Last week I learned that a friend of mine (I don’t want to mention names or identifying details to protect his privacy) dealt with a frightening incident of racism in town. I’m going to omit any personal details there as well. Suffice it to say, someone took offense with the color of his skin. My friend did all he could to avoid any incident or altercation, in no small part because he had his small child in tow. Luckily the situation was resolved with no blood being shed, but it is a shame that as far as we’ve come over the years and decades there are inhabitants of our county who would wish harm or death upon a person they know nothing about simply due to race, religion, gender or sexual orientation. 

It’s 2023, but next year is only the 60th anniversary of the Civil Rights Act that decided it wasn’t enough to say all men (and women too for that matter) are created equal. Especially if some men (and women) by dint of their ethnic origin and pigmentation weren’t able to drink from the same water fountains, or use the same restrooms and restaurants. And desegregation by no means ended racism. Neither here nor abroad. Apartheid in South Africa lasted up to the 1990s. There are still oppressive second-class citizen Apartheid states functioning to this day. So I don’t expect that the problem is over and done with. What I would like to see though is for us not to fall back on all the progress up to this point.  

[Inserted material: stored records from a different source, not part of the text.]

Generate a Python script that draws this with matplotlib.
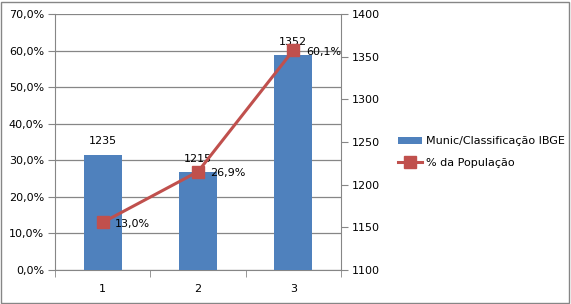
import numpy as np
import matplotlib.pyplot as plt
from matplotlib.patches import Rectangle
from matplotlib.ticker import FuncFormatter

# dados
categorias = ['1', '2', '3']
munic = [1235, 1215, 1352]          # eixo direito (barras)
pct_pop = [13.0, 26.9, 60.1]         # eixo esquerdo (linha), em %
serie_barras = 'Munic/Classificação IBGE'
serie_linha = '% da População'

azul = '#4F81BD'
vermelho = '#C0504D'
cinza = '#868686'

fig = plt.figure(figsize=(5.71, 3.04), dpi=100)
ax = fig.add_axes([55/571, 1 - 270/304, (341 - 55)/571, (270 - 14)/304])
x = np.arange(1, len(categorias) + 1)

# eixo de fundo: grade + escala em %
ax.set_ylim(0, 70)
ax.set_yticks(np.arange(0, 71, 10))
ax.yaxis.set_major_formatter(FuncFormatter(lambda v, p: f'{v:.1f}%'.replace('.', ',')))
ax.grid(axis='y', color=cinza, linewidth=0.9)
ax.set_axisbelow(True)
ax.set_xlim(0.5, 3.5)
ax.set_xticks(x)
ax.set_xticklabels(categorias)
ax.set_xticks([0.5, 1.5, 2.5, 3.5], minor=True)
ax.tick_params(axis='x', which='major', length=0, pad=10, labelsize=8)
ax.tick_params(axis='x', which='minor', length=5, color=cinza)
ax.tick_params(axis='y', length=5, color=cinza, labelsize=8, pad=3)
for s in ['top', 'right']:
    ax.spines[s].set_visible(False)
for s in ['left', 'bottom']:
    ax.spines[s].set_color(cinza)

# barras no eixo direito
ax2 = ax.twinx()
barras = ax2.bar(x, munic, width=0.4, color=azul, label=serie_barras, zorder=2)
ax2.set_ylim(1100, 1400)
ax2.set_yticks(np.arange(1100, 1401, 50))
ax2.tick_params(axis='y', length=5, color=cinza, labelsize=8, pad=3)
for s in ['top', 'left', 'bottom']:
    ax2.spines[s].set_visible(False)
ax2.spines['right'].set_color(cinza)
ax2.bar_label(barras, labels=[str(v) for v in munic], padding=6, fontsize=8)

# linha por cima
ax3 = ax.twinx()
ax3.set_ylim(ax.get_ylim())
ax3.axis('off')
linha, = ax3.plot(x, pct_pop, color=vermelho, linewidth=2.2, marker='s',
                  markersize=8, label=serie_linha)
for xi, v in zip(x, pct_pop):
    ax3.annotate(f'{v:.1f}%'.replace('.', ','), (xi, v), xytext=(9, -1),
                 textcoords='offset points', ha='left', va='center', fontsize=8)

fig.legend(handles=[barras, linha], labels=[serie_barras, serie_linha],
           loc='center left', bbox_to_anchor=(388/571, 1 - 152/304),
           frameon=False, fontsize=8, handlelength=2.2, handletextpad=0.3,
           labelspacing=1.0)

fig.patches.append(Rectangle((0.002, 0.004), 0.995, 0.99, transform=fig.transFigure,
                             fill=False, edgecolor=cinza, linewidth=1))

fig.savefig('out.png', dpi=100)
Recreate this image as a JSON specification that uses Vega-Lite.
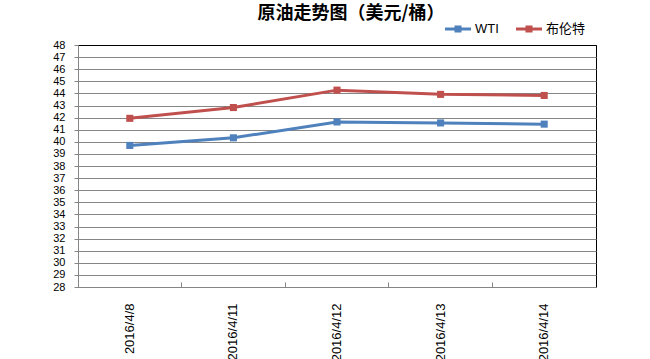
{
  "$schema": "https://vega.github.io/schema/vega-lite/v6.json",
  "width": 518,
  "height": 242,
  "autosize": {"type": "none"},
  "padding": {"left": 78, "top": 45, "right": 54, "bottom": 72},
  "background": "white",
  "title": {
    "text": "原油走势图（美元/桶）",
    "font": "Noto Sans CJK SC",
    "fontSize": 18,
    "fontWeight": "bold",
    "color": "#000000",
    "anchor": "middle",
    "offset": -7,
    "dx": 14
  },
  "data": {
    "values": [
      {"date": "2016/4/8", "series": "WTI", "price": 39.7},
      {"date": "2016/4/11", "series": "WTI", "price": 40.33},
      {"date": "2016/4/12", "series": "WTI", "price": 41.64},
      {"date": "2016/4/13", "series": "WTI", "price": 41.56},
      {"date": "2016/4/14", "series": "WTI", "price": 41.46},
      {"date": "2016/4/8", "series": "布伦特", "price": 41.94},
      {"date": "2016/4/11", "series": "布伦特", "price": 42.83},
      {"date": "2016/4/12", "series": "布伦特", "price": 44.27},
      {"date": "2016/4/13", "series": "布伦特", "price": 43.92},
      {"date": "2016/4/14", "series": "布伦特", "price": 43.83}
    ]
  },
  "encoding": {
    "x": {
      "field": "date",
      "type": "ordinal",
      "sort": null,
      "bandPosition": 0.5,
      "scale": {"type": "band", "paddingInner": 0, "paddingOuter": 0},
      "axis": {
        "title": null,
        "bandPosition": 0,
        "labelAngle": -90,
        "labelAlign": "right",
        "labelBaseline": "middle",
        "labelFont": "Liberation Sans",
        "labelFontSize": 13,
        "labelColor": "#000000",
        "labelPadding": 21,
        "tickSize": -5,
        "tickColor": "#868686",
        "domainColor": "#868686",
        "grid": false
      }
    },
    "y": {
      "field": "price",
      "type": "quantitative",
      "scale": {"domain": [28, 48], "nice": false, "zero": false},
      "axis": {
        "title": null,
        "values": [28, 29, 30, 31, 32, 33, 34, 35, 36, 37, 38, 39, 40, 41, 42, 43, 44, 45, 46, 47, 48],
        "labelFont": "Liberation Sans",
        "labelFontSize": 11,
        "labelColor": "#000000",
        "labelPadding": 9,
        "tickSize": 4,
        "tickColor": "#868686",
        "domainColor": "#868686",
        "grid": true,
        "gridColor": {"condition": {"test": "datum.value === 48", "value": "#000000"}, "value": "#868686"},
        "gridOpacity": 1
      }
    },
    "color": {
      "field": "series",
      "type": "nominal",
      "scale": {"domain": ["WTI", "布伦特"], "range": ["#4F81BD", "#C0504D"]},
      "legend": {
        "title": null,
        "orient": "none",
        "direction": "horizontal",
        "legendX": 367,
        "legendY": -29,
        "padding": 0,
        "symbolType": "M-1,-0.115H1V0.115H-1Z M-0.27,-0.27H0.27V0.27H-0.27Z",
        "symbolSize": 676,
        "symbolStrokeWidth": 0,
        "labelOffset": 4,
        "columnPadding": 17,
        "labelFont": "Liberation Sans, Noto Sans CJK SC",
        "labelFontSize": 13,
        "labelColor": "#000000",
        "labelLimit": 200,
        "encode": {
          "symbols": {
            "update": {
              "fill": {"scale": "color", "field": "value"},
              "fillOpacity": {"value": 1},
              "opacity": {"value": 1},
              "strokeWidth": {"value": 0}
            }
          }
        }
      }
    }
  },
  "layer": [
    {"mark": {"type": "line", "strokeWidth": 3}},
    {"mark": {"type": "point", "shape": "square", "filled": true, "size": 50, "opacity": 1}}
  ],
  "config": {
    "view": {"stroke": "#000000", "strokeWidth": 1}
  }
}
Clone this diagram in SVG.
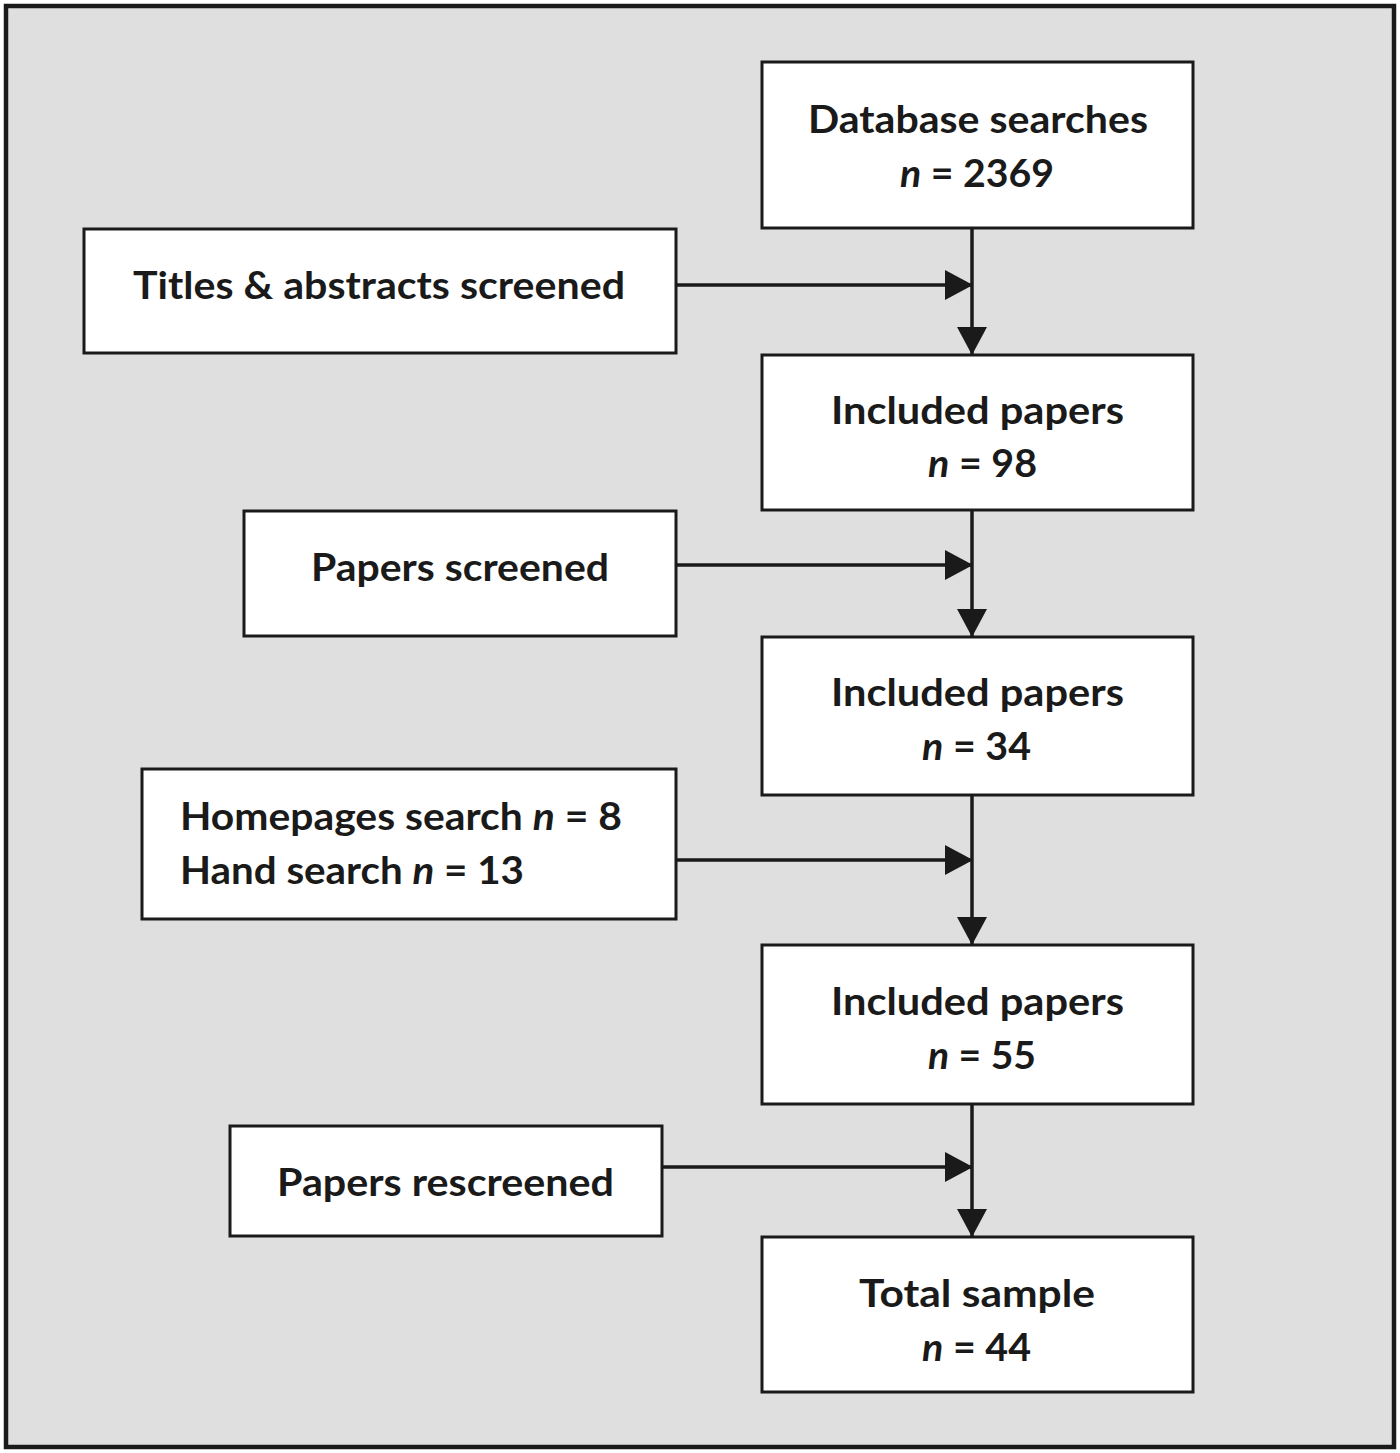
<svg xmlns="http://www.w3.org/2000/svg" width="1400" height="1453" viewBox="0 0 1400 1453">
<defs>
<style>
.bg{fill:#dfdfdf;stroke:#1a1a1a;stroke-width:4.5}
.box{fill:#ffffff;stroke:#1a1a1a;stroke-width:3}
.t{font-family:Lato,"Open Sans","Liberation Sans",sans-serif;font-weight:bold;font-size:38px;fill:#1a1a1a}
.t .i{font-style:italic}
.c{fill:none;stroke:#1a1a1a;stroke-width:3.5}
</style>
<marker id="ah" viewBox="0 0 28 30" refX="27" refY="15" markerWidth="28" markerHeight="30" markerUnits="userSpaceOnUse" orient="auto">
<path d="M0,0 L28,15 L0,30 Z" fill="#1a1a1a"/>
</marker>
</defs>
<rect class="bg" x="6" y="6" width="1388" height="1441"/>
<g id="connectors">
<line class="c" x1="972" y1="228" x2="972" y2="354" marker-end="url(#ah)"/>
<line class="c" x1="676" y1="285" x2="972" y2="285" marker-end="url(#ah)"/>
<line class="c" x1="972" y1="510" x2="972" y2="636" marker-end="url(#ah)"/>
<line class="c" x1="676" y1="565" x2="972" y2="565" marker-end="url(#ah)"/>
<line class="c" x1="972" y1="795" x2="972" y2="944" marker-end="url(#ah)"/>
<line class="c" x1="676" y1="860" x2="972" y2="860" marker-end="url(#ah)"/>
<line class="c" x1="972" y1="1104" x2="972" y2="1236" marker-end="url(#ah)"/>
<line class="c" x1="662" y1="1167" x2="972" y2="1167" marker-end="url(#ah)"/>
</g>
<g id="n1"><rect class="box" x="762" y="62" width="431" height="166"/>
<text class="t" x="808" y="133" textLength="340" lengthAdjust="spacingAndGlyphs">Database searches</text>
<text class="t" x="900" y="187" textLength="154" lengthAdjust="spacingAndGlyphs"><tspan class="i">n</tspan> = 2369</text></g>
<g id="n2"><rect class="box" x="84" y="229" width="592" height="124"/>
<text class="t" x="133" y="299" textLength="492" lengthAdjust="spacingAndGlyphs">Titles &amp; abstracts screened</text></g>
<g id="n3"><rect class="box" x="762" y="355" width="431" height="155"/>
<text class="t" x="831" y="424" textLength="293" lengthAdjust="spacingAndGlyphs">Included papers</text>
<text class="t" x="928" y="477" textLength="109" lengthAdjust="spacingAndGlyphs"><tspan class="i">n</tspan> = 98</text></g>
<g id="n4"><rect class="box" x="244" y="511" width="432" height="125"/>
<text class="t" x="311" y="581" textLength="298" lengthAdjust="spacingAndGlyphs">Papers screened</text></g>
<g id="n5"><rect class="box" x="762" y="637" width="431" height="158"/>
<text class="t" x="831" y="706" textLength="293" lengthAdjust="spacingAndGlyphs">Included papers</text>
<text class="t" x="922" y="760" textLength="109" lengthAdjust="spacingAndGlyphs"><tspan class="i">n</tspan> = 34</text></g>
<g id="n6"><rect class="box" x="142" y="769" width="534" height="150"/>
<text class="t" x="180" y="830" textLength="442" lengthAdjust="spacingAndGlyphs">Homepages search <tspan class="i">n</tspan> = 8</text>
<text class="t" x="180" y="884" textLength="344" lengthAdjust="spacingAndGlyphs">Hand search <tspan class="i">n</tspan> = 13</text></g>
<g id="n7"><rect class="box" x="762" y="945" width="431" height="159"/>
<text class="t" x="831" y="1015" textLength="293" lengthAdjust="spacingAndGlyphs">Included papers</text>
<text class="t" x="928" y="1069" textLength="108" lengthAdjust="spacingAndGlyphs"><tspan class="i">n</tspan> = 55</text></g>
<g id="n8"><rect class="box" x="230" y="1126" width="432" height="110"/>
<text class="t" x="277" y="1196" textLength="337" lengthAdjust="spacingAndGlyphs">Papers rescreened</text></g>
<g id="n9"><rect class="box" x="762" y="1237" width="431" height="155"/>
<text class="t" x="859" y="1307" textLength="236" lengthAdjust="spacingAndGlyphs">Total sample</text>
<text class="t" x="922" y="1361" textLength="109" lengthAdjust="spacingAndGlyphs"><tspan class="i">n</tspan> = 44</text></g>
</svg>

Even if you take race, religion, politics and anything else divisive you can imagine out of it, mutual respect makes life so much nicer. There are millions of ways for us to divide ourselves and find reasons to mistrust or mistreat each other but, in the end, it only increases the sum total of suffering for everyone. Another friend of mine once referenced what he calls “The Barbecue Rule.” If you’re at a family get-together or roasting weenies over a campfire in a mixed crowd it’s often best to leave controversial topics like religion or politics by the wayside.  

It’s kind of sad to see, honestly. I’m biracial myself and remember being called slurs occasionally mostly when I was younger and still in school but I’ve also been called names by passing cars when just walking a sidewalk in this town in the past. Especially in the last 15 years or so, the division in this country has reached a breaking point. Terms like “national divorce” have been bandied about by some referencing the idea that the cultural divide in our nation can no longer be bridged. I certainly hope this isn’t the case because it would be a massive shame to see decades of civil rights work swept away. In some ways, it seems like we’re moving backward. According to the founding documents of this nation we are theoretically created equal. Let’s start acting like it.